Three-State Lattice Gas on a Triangular Lattice as a Model for
Multicomponent Adsorption
P. A. Rikvold, J. B. Collins, G. D. Hansen,
and J. D. Gunton
Surf. Sci. 203, 500-524 (1988)
Abstract
We consider a three-state lattice gas with nearest-neighbour
interactions on a triangular lattice as a model
for multicomponent chemi- and physisorption. By varying the
lateral interaction constants between the adsorbate
particles, this model can be made to exhibit either enhanced
adsorption or poisoning (inhibited adsorption). Following a
ground-state calculation and a discussion of the conditions
on the interaction constants that lead to enhanced
adsorption and poisoning, we calculate phase diagrams and
adsorption isotherms by the finite-size scaling transfer-matrix
method.
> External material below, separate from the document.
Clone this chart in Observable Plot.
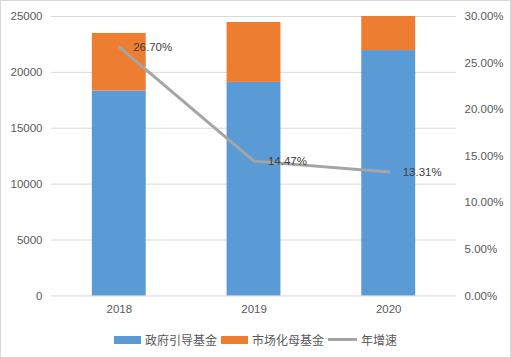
<!DOCTYPE html>
<html><head><meta charset="utf-8">
<script src="https://cdn.jsdelivr.net/npm/d3@7"></script>
<script src="https://cdn.jsdelivr.net/npm/@observablehq/plot@0.6"></script>
<style>
html,body{margin:0;padding:0;background:#fff;}
#frame{position:relative;width:511px;height:358px;box-sizing:border-box;border:1px solid #d9d9d9;overflow:hidden;font-family:"Liberation Sans","Noto Sans CJK SC",sans-serif;}
#chart{position:absolute;left:-1px;top:-1px;}
#legend{position:absolute;left:0;right:0;top:330px;display:flex;justify-content:center;align-items:center;font-size:12px;color:#595959;font-family:"Noto Sans CJK SC",sans-serif;}
.item{display:flex;align-items:center;margin:0 2px;}
.sw{display:inline-block;width:27px;height:8px;margin-right:4px;}
.ln{display:inline-block;width:29px;height:3px;margin-right:4px;}
</style></head>
<body>
<div id="frame"><div id="chart"></div><div id="legend"></div></div>
<script>
const years = ["2018", "2019", "2020"];
const seriesNames = ["政府引导基金", "市场化母基金", "年增速"];
const govFund = [18330, 19100, 21950];
const marketFund = [5150, 5360, 3050];
const growth = [0.2670, 0.1447, 0.1331];
const leftTicks = [0, 5000, 10000, 15000, 20000, 25000];
const rightTicks = [0, 0.05, 0.10, 0.15, 0.20, 0.25, 0.30];
const colors = ["#5b9bd5", "#ed7d31", "#a5a5a5"];

const yMax = 25000, pMax = 0.30;
const toY = p => p * yMax / pMax;

const bars = [];
years.forEach((y, i) => {
  bars.push({year: y, series: seriesNames[0], value: govFund[i]});
  bars.push({year: y, series: seriesNames[1], value: marketFund[i]});
});
const lineData = years.map((y, i) => ({year: y, g: growth[i]}));

const plot = Plot.plot({
  width: 511, height: 320,
  marginLeft: 51, marginRight: 54, marginTop: 16, marginBottom: 24,
  style: {fontFamily: "Liberation Sans, sans-serif", fontSize: "11.5px", color: "#595959", background: "transparent"},
  x: {domain: years, paddingInner: 0.6, paddingOuter: 0.3, label: null},
  y: {domain: [0, yMax], label: null},
  color: {domain: seriesNames, range: colors},
  marks: [
    Plot.gridY(leftTicks, {stroke: "#d9d9d9", strokeOpacity: 1}),
    Plot.barY(bars, {x: "year", y: "value", fill: "series", order: seriesNames.slice(0,2)}),
    Plot.line(lineData, {x: "year", y: d => toY(d.g), stroke: colors[2], strokeWidth: 3}),
    Plot.text(lineData, {x: "year", y: d => toY(d.g), text: d => (d.g*100).toFixed(2) + "%", dx: 14, textAnchor: "start", fill: "#404040", fontSize: 11.5}),
    Plot.axisY(leftTicks, {anchor: "left", tickSize: 0, tickPadding: 9, tickFormat: d => String(d), fill: "#595959"}),
    Plot.axisY(rightTicks.map(toY), {anchor: "right", tickSize: 0, tickPadding: 8, textAnchor: "start", tickFormat: d => (d / yMax * pMax * 100).toFixed(2) + "%", fill: "#595959"}),
    Plot.axisX({tickSize: 0, tickPadding: 9, fill: "#595959"})
  ]
});
document.getElementById("chart").appendChild(plot);

const legend = document.getElementById("legend");
seriesNames.forEach((name, i) => {
  const it = document.createElement("span");
  it.className = "item";
  const sw = document.createElement("span");
  sw.className = i < 2 ? "sw" : "ln";
  sw.style.background = colors[i];
  it.appendChild(sw);
  it.appendChild(document.createTextNode(name));
  legend.appendChild(it);
});
</script>
</body></html>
Detailed numerical studies of the phase
diagrams are performed for two models, one that exhibits
enhanced adsorption, and one that exhibits poisoning.
Finally we consider a simple model for the coadsorption of
hydrogen and sulphur on a platinum (111) surface, with
interaction constants estimated from experimental results.
The resulting adsorption isotherms are in good agreement
with experimental results. We find that transfer-matrix
calculations provide an efficient method for obtaining
adsorption isotherms for complicated systems with a
surprisingly modest computational effort.